- What you should do: Check each line of the material below for "chart", then copy the ones that contain it.
____ Given information
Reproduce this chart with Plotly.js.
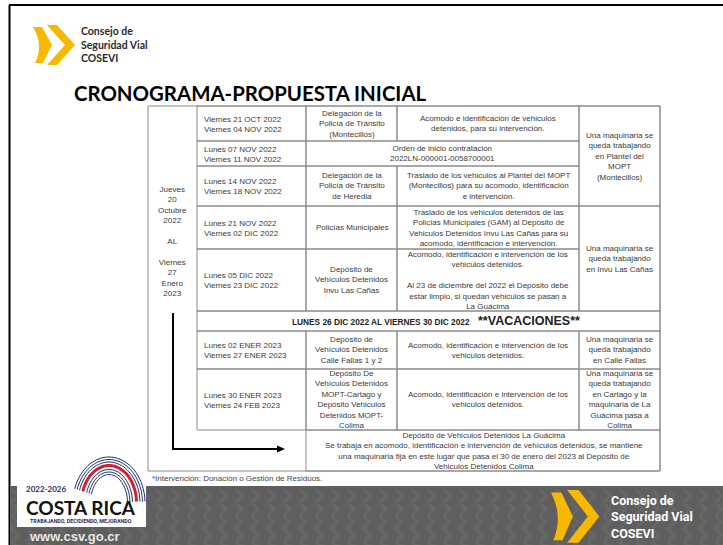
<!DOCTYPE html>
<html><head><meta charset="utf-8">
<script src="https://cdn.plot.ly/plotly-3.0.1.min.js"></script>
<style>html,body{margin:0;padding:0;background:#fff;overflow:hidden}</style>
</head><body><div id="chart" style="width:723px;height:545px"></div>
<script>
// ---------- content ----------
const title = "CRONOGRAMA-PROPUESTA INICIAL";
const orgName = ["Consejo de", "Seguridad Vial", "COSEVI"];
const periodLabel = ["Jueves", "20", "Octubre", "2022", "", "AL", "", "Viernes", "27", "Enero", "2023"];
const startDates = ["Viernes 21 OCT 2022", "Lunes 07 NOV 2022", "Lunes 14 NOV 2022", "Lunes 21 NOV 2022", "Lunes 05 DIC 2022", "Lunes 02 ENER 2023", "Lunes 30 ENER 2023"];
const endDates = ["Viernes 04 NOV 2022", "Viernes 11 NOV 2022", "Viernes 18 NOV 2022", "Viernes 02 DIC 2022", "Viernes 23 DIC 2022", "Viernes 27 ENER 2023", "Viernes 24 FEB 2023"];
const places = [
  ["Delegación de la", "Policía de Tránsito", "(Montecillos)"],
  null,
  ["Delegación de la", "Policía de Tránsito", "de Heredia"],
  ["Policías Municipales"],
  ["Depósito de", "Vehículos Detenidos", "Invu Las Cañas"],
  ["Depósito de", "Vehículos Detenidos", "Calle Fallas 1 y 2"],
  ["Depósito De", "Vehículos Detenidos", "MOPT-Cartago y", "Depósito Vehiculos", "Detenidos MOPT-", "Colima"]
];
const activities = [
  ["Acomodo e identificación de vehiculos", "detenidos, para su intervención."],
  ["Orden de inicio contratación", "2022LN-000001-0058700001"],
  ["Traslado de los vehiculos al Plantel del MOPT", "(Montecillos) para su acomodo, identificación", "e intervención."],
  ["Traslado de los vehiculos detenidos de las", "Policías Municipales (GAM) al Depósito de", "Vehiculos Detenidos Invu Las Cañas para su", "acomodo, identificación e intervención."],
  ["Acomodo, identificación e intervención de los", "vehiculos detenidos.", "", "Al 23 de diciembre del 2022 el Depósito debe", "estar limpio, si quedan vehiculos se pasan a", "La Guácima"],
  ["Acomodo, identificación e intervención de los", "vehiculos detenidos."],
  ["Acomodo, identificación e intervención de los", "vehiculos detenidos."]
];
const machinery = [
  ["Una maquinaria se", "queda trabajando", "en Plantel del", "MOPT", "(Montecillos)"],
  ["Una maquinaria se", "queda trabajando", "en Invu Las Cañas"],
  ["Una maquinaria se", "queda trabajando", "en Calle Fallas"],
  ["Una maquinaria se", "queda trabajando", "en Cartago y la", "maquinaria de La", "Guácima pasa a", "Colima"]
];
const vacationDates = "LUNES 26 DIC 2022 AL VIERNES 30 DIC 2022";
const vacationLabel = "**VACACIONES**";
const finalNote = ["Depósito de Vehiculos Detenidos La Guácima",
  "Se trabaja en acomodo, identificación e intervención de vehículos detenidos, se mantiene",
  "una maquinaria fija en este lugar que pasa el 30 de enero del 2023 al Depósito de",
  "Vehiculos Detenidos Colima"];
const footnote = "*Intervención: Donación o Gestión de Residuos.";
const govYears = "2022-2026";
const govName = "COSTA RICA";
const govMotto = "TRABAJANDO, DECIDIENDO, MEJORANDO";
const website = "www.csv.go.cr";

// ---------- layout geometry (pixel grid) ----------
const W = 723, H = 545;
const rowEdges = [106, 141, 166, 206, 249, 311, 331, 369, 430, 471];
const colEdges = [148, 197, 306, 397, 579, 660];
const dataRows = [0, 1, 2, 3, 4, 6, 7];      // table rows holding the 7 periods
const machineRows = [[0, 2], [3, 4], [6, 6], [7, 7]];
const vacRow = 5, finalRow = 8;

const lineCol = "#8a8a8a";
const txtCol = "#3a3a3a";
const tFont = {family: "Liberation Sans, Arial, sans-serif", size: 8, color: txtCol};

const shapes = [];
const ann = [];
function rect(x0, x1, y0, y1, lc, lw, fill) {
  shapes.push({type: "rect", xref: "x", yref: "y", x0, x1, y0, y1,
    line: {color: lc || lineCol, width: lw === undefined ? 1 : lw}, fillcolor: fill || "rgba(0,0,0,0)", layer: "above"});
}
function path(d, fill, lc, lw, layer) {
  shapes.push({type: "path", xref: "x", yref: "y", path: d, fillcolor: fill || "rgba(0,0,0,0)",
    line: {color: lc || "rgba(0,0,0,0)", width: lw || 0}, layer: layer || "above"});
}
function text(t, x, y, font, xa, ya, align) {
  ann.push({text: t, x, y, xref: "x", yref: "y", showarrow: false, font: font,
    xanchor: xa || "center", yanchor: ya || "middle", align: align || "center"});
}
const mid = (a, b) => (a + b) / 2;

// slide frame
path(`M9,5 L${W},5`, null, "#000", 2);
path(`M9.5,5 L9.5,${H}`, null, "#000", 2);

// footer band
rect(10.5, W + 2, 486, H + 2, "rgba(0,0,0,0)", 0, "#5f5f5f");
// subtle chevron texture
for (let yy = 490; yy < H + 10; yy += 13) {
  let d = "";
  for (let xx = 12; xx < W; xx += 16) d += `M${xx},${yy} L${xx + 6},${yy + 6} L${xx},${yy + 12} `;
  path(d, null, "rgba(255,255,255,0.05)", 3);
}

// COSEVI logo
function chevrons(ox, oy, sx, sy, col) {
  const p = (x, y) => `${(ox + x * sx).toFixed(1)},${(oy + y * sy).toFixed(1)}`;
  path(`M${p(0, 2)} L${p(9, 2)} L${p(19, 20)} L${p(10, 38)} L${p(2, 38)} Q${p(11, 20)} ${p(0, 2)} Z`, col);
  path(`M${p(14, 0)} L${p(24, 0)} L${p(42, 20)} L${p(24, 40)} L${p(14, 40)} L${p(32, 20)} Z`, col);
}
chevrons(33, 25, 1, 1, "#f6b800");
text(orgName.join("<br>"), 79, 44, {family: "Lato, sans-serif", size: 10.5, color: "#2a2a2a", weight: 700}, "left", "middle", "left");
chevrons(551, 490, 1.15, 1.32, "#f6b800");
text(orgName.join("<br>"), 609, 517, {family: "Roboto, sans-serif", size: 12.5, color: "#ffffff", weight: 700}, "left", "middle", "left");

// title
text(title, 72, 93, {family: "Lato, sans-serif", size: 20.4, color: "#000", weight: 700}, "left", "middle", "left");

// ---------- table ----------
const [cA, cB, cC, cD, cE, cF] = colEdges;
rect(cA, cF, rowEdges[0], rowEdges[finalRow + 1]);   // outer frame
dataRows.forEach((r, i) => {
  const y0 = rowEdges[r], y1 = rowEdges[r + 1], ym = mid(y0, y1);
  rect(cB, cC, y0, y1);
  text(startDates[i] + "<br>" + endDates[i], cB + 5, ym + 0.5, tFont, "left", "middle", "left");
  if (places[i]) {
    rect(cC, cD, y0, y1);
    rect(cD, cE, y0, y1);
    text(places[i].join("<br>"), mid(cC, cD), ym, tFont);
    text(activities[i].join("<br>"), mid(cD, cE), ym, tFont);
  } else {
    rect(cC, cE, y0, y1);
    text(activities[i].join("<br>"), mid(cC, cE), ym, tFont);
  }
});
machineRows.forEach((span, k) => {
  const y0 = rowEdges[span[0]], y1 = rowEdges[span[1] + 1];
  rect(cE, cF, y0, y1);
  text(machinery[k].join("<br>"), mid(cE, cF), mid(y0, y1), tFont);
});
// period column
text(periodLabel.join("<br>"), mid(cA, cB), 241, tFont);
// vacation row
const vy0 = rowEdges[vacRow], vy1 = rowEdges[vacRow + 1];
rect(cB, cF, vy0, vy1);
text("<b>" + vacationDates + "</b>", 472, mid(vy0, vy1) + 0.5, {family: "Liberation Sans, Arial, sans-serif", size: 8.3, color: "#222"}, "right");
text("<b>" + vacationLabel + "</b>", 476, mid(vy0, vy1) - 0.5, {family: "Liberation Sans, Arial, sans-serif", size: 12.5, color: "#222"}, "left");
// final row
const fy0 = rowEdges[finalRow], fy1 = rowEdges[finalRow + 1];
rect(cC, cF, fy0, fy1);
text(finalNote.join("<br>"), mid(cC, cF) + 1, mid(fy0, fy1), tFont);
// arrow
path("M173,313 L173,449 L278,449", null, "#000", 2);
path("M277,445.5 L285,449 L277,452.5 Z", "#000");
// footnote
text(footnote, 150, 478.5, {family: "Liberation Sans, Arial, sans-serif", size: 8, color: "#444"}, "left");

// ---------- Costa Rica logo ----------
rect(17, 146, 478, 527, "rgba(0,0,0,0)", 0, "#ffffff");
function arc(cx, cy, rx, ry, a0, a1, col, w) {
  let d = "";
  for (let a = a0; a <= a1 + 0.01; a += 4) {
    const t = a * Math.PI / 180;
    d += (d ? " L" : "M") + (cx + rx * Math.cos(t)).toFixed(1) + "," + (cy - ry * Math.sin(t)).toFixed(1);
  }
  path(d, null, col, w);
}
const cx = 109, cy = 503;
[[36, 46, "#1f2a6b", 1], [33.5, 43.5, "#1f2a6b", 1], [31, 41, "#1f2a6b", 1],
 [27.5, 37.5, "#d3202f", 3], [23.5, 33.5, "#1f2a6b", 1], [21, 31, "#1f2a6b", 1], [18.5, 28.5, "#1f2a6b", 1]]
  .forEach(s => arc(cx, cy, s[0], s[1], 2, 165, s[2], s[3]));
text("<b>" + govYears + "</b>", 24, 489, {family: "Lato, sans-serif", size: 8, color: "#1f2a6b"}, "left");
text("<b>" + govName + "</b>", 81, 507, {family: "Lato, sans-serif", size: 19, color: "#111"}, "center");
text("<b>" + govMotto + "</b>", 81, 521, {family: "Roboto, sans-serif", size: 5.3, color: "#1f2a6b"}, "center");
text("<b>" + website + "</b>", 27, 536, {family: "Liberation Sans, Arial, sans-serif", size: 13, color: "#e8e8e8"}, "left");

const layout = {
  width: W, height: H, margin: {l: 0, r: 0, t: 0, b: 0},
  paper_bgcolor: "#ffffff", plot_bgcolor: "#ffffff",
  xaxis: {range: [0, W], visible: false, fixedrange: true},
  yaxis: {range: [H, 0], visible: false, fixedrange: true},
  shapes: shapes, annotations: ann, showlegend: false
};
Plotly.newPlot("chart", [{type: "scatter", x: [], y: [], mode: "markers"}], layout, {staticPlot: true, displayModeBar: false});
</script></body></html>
________
- Result:
Reproduce this chart with Plotly.js.
</head><body><div id="chart" style="width:723px;height:545px"></div>
Plotly.newPlot("chart", [{type: "scatter", x: [], y: [], mode: "markers"}], layout, {staticPlot: true, displayModeBar: false});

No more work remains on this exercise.